__WORK TO DO__: Print the listing in its entirety and exactly, leaving out images.

__MATERIAL__:
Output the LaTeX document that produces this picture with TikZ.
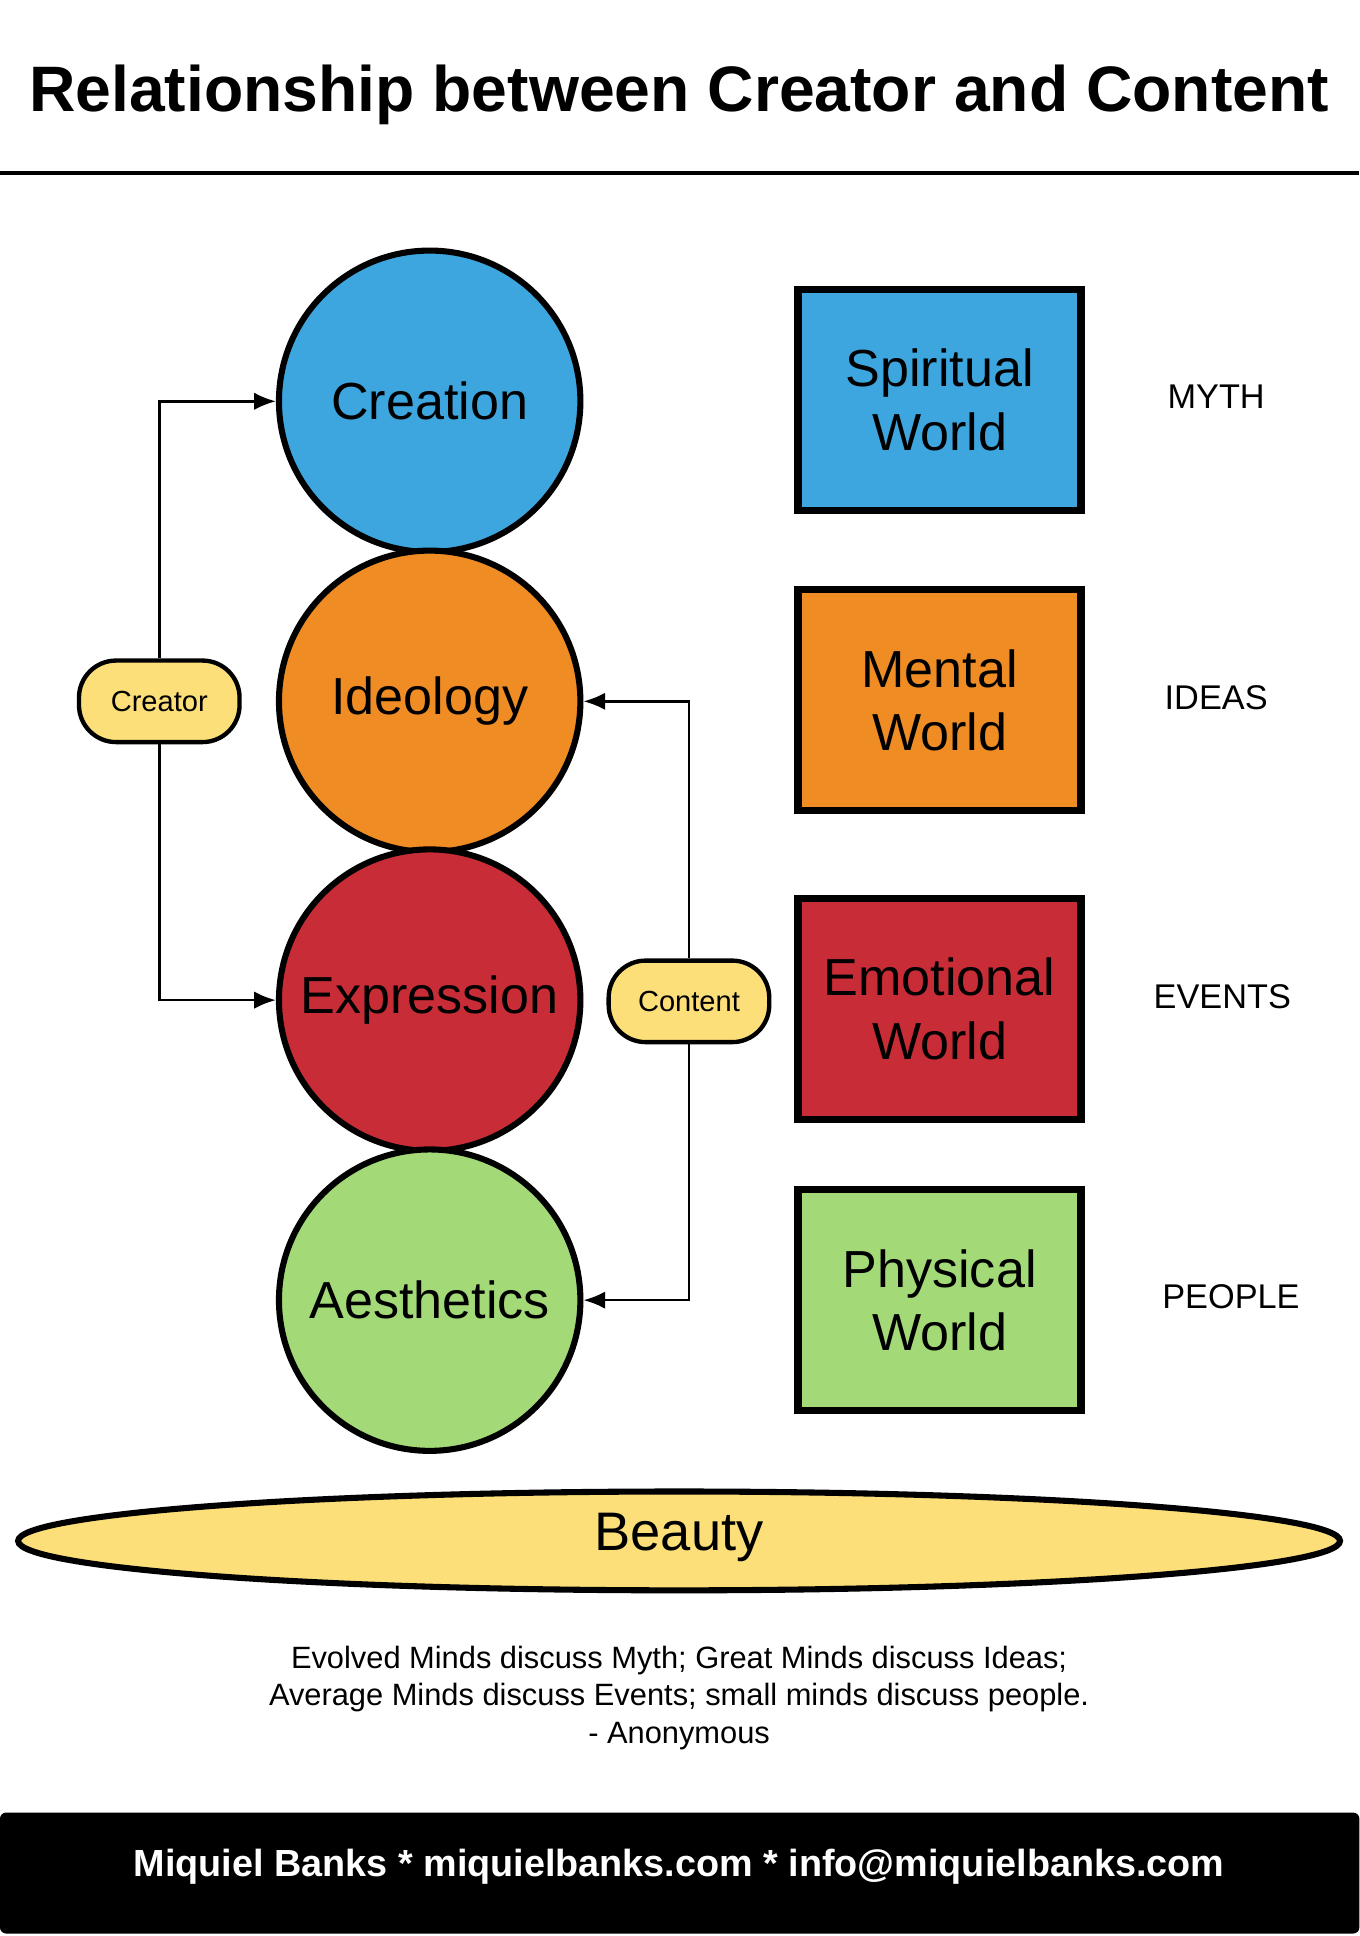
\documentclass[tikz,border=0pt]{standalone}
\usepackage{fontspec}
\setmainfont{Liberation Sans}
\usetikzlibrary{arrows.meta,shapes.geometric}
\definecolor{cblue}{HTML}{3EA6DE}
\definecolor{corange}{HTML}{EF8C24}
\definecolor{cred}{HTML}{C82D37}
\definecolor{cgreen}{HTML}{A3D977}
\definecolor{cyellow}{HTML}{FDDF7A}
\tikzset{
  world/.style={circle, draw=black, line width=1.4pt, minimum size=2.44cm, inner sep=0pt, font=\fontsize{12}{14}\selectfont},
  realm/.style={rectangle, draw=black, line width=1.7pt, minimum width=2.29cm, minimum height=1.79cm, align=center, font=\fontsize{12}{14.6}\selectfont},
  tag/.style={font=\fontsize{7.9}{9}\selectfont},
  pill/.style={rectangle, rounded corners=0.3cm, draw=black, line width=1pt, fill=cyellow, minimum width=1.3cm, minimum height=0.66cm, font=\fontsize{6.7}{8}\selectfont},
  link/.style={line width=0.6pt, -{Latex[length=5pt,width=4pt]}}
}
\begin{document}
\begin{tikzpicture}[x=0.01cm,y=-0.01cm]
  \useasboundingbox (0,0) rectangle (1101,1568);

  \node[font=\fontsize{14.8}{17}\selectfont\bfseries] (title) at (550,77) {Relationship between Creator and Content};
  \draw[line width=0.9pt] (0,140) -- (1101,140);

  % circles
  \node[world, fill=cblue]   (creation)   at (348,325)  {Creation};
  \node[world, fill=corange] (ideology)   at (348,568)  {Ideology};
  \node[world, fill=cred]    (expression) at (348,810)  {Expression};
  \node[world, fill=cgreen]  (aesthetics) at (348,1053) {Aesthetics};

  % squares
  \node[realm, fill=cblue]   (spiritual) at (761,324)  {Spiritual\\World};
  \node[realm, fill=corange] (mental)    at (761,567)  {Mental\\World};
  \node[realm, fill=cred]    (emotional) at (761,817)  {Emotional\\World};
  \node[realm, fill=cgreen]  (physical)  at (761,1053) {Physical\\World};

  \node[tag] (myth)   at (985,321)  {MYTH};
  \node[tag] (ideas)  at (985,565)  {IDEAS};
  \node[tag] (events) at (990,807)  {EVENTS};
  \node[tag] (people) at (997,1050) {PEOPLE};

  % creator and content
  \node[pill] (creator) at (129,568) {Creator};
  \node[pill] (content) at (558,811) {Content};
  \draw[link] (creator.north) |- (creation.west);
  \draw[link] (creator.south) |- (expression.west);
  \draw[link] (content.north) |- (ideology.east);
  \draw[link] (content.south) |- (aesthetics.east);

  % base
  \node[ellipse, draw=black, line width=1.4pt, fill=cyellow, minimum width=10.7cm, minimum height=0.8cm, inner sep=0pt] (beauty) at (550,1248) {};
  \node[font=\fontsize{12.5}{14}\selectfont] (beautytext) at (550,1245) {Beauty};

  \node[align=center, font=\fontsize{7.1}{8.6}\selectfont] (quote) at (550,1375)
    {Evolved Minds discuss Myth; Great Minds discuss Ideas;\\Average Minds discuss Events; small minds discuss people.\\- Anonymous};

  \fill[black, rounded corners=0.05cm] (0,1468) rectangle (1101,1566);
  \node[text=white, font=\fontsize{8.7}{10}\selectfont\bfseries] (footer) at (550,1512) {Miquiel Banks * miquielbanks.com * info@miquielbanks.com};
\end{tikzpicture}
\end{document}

__EXERCISE OUTPUT__:
Output the LaTeX document that produces this picture with TikZ.
\documentclass[tikz,border=0pt]{standalone}
\usepackage{fontspec}
\setmainfont{Liberation Sans}
\usetikzlibrary{arrows.meta,shapes.geometric}
\definecolor{cblue}{HTML}{3EA6DE}
\definecolor{corange}{HTML}{EF8C24}
\definecolor{cred}{HTML}{C82D37}
\definecolor{cgreen}{HTML}{A3D977}
\definecolor{cyellow}{HTML}{FDDF7A}
\tikzset{
  world/.style={circle, draw=black, line width=1.4pt, minimum size=2.44cm, inner sep=0pt, font=\fontsize{12}{14}\selectfont},
  realm/.style={rectangle, draw=black, line width=1.7pt, minimum width=2.29cm, minimum height=1.79cm, align=center, font=\fontsize{12}{14.6}\selectfont},
  tag/.style={font=\fontsize{7.9}{9}\selectfont},
  pill/.style={rectangle, rounded corners=0.3cm, draw=black, line width=1pt, fill=cyellow, minimum width=1.3cm, minimum height=0.66cm, font=\fontsize{6.7}{8}\selectfont},
  link/.style={line width=0.6pt, -{Latex[length=5pt,width=4pt]}}
}
\begin{document}
\begin{tikzpicture}[x=0.01cm,y=-0.01cm]
  \useasboundingbox (0,0) rectangle (1101,1568);

  \node[font=\fontsize{14.8}{17}\selectfont\bfseries] (title) at (550,77) {Relationship between Creator and Content};
  \draw[line width=0.9pt] (0,140) -- (1101,140);

  % circles
  \node[world, fill=cblue]   (creation)   at (348,325)  {Creation};
  \node[world, fill=corange] (ideology)   at (348,568)  {Ideology};
  \node[world, fill=cred]    (expression) at (348,810)  {Expression};
  \node[world, fill=cgreen]  (aesthetics) at (348,1053) {Aesthetics};

  % squares
  \node[realm, fill=cblue]   (spiritual) at (761,324)  {Spiritual\\World};
  \node[realm, fill=corange] (mental)    at (761,567)  {Mental\\World};
  \node[realm, fill=cred]    (emotional) at (761,817)  {Emotional\\World};
  \node[realm, fill=cgreen]  (physical)  at (761,1053) {Physical\\World};

  \node[tag] (myth)   at (985,321)  {MYTH};
  \node[tag] (ideas)  at (985,565)  {IDEAS};
  \node[tag] (events) at (990,807)  {EVENTS};
  \node[tag] (people) at (997,1050) {PEOPLE};

  % creator and content
  \node[pill] (creator) at (129,568) {Creator};
  \node[pill] (content) at (558,811) {Content};
  \draw[link] (creator.north) |- (creation.west);
  \draw[link] (creator.south) |- (expression.west);
  \draw[link] (content.north) |- (ideology.east);
  \draw[link] (content.south) |- (aesthetics.east);

  % base
  \node[ellipse, draw=black, line width=1.4pt, fill=cyellow, minimum width=10.7cm, minimum height=0.8cm, inner sep=0pt] (beauty) at (550,1248) {};
  \node[font=\fontsize{12.5}{14}\selectfont] (beautytext) at (550,1245) {Beauty};

  \node[align=center, font=\fontsize{7.1}{8.6}\selectfont] (quote) at (550,1375)
    {Evolved Minds discuss Myth; Great Minds discuss Ideas;\\Average Minds discuss Events; small minds discuss people.\\- Anonymous};

  \fill[black, rounded corners=0.05cm] (0,1468) rectangle (1101,1566);
  \node[text=white, font=\fontsize{8.7}{10}\selectfont\bfseries] (footer) at (550,1512) {Miquiel Banks * miquielbanks.com * info@miquielbanks.com};
\end{tikzpicture}
\end{document}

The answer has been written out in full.